Exercise instructions » With pictures left out, retype the lines from the start of the records through the one that contains "from matplotlib.ticker import FuncFormatter".

Records provided »
* * * * * * * * *

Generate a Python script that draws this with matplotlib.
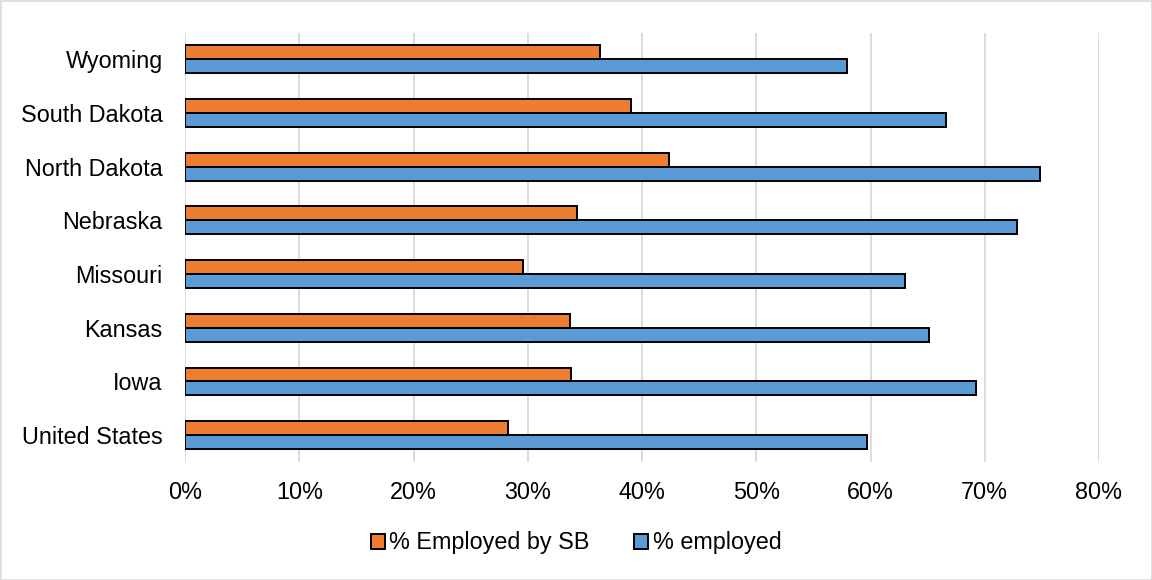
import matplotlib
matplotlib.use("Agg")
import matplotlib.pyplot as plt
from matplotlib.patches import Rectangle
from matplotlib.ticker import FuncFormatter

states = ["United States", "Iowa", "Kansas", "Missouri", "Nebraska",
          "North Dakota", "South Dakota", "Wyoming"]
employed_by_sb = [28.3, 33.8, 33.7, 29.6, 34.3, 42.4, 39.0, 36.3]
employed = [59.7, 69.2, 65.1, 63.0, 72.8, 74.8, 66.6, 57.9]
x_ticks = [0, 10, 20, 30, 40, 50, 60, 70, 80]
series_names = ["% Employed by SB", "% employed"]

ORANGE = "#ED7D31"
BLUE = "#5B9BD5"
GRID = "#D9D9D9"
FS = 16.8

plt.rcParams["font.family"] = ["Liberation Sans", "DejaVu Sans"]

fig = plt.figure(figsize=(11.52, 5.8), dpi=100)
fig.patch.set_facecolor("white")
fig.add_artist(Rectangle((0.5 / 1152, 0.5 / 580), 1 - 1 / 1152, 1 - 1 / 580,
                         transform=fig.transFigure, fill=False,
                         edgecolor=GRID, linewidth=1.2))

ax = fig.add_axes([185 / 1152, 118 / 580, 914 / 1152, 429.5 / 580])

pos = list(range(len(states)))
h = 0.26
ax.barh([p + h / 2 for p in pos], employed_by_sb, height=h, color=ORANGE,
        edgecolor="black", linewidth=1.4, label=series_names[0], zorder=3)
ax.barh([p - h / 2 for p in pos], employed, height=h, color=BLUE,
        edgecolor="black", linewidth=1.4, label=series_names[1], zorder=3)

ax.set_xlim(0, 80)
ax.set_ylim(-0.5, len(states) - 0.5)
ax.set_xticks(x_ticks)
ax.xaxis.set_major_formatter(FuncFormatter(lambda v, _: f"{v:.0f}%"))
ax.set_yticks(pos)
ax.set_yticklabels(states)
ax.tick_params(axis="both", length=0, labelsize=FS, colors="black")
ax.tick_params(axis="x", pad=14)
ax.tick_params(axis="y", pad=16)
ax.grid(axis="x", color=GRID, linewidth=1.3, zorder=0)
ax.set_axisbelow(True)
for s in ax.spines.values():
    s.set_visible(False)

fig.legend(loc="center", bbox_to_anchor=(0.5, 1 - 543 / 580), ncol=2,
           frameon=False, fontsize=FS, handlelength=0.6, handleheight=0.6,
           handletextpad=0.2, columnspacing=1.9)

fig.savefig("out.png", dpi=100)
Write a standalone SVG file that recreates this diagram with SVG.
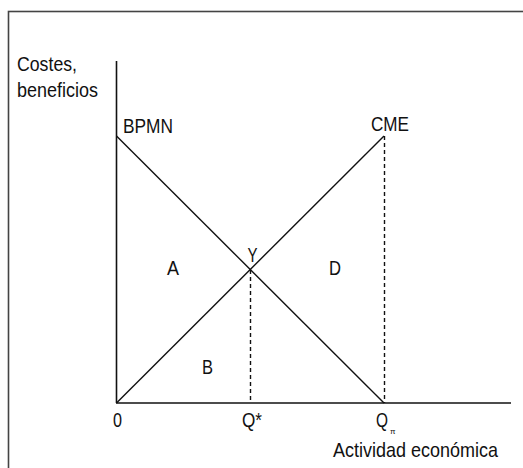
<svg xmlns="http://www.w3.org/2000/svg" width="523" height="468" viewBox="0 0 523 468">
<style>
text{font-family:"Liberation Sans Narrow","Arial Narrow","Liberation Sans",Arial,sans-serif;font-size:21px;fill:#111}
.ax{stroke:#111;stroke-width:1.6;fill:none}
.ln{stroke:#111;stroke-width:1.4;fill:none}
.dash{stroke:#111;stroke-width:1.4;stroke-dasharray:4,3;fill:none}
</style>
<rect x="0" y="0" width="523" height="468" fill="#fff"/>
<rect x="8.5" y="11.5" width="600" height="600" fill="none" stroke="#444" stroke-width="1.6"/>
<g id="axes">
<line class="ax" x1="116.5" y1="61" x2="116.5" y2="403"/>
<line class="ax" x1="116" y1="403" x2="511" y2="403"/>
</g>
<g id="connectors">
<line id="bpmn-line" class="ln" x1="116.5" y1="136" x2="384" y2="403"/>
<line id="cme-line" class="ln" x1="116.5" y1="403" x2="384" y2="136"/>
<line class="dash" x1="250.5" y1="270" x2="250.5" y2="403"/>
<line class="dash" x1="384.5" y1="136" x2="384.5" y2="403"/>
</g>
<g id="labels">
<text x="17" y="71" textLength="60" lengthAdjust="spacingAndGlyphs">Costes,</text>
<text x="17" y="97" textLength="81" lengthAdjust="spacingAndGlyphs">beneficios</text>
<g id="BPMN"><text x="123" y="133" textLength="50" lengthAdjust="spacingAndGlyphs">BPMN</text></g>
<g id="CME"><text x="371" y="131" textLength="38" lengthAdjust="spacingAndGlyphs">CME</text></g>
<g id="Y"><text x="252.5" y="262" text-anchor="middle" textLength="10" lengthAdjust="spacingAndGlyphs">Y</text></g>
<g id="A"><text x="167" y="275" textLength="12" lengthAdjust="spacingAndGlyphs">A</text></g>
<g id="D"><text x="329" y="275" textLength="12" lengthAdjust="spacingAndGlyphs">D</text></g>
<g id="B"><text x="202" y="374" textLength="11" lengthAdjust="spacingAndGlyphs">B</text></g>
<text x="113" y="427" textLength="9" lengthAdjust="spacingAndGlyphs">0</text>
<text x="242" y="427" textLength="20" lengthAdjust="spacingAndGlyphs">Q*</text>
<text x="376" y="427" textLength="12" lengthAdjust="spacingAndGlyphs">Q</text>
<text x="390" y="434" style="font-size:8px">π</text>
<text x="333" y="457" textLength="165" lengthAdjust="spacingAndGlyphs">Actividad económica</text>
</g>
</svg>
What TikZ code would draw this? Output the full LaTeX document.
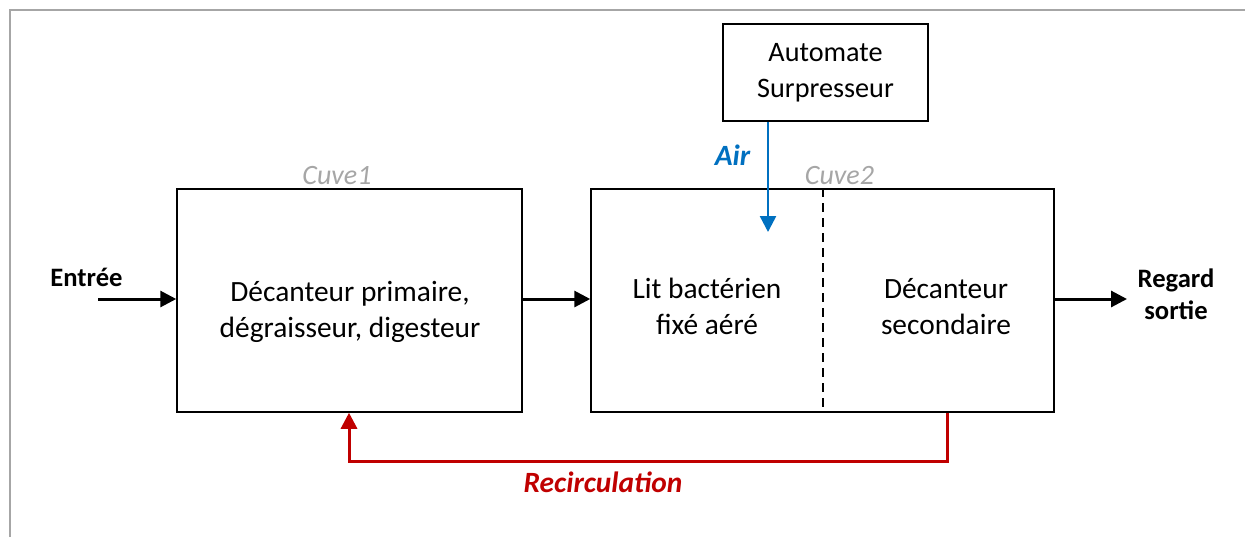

* * * * * * * * *

Solution to the problem »
Generate a Python script that draws this with matplotlib.
import matplotlib
matplotlib.use("Agg")
import matplotlib.pyplot as plt
from matplotlib.patches import Rectangle
from matplotlib.ticker import FuncFormatter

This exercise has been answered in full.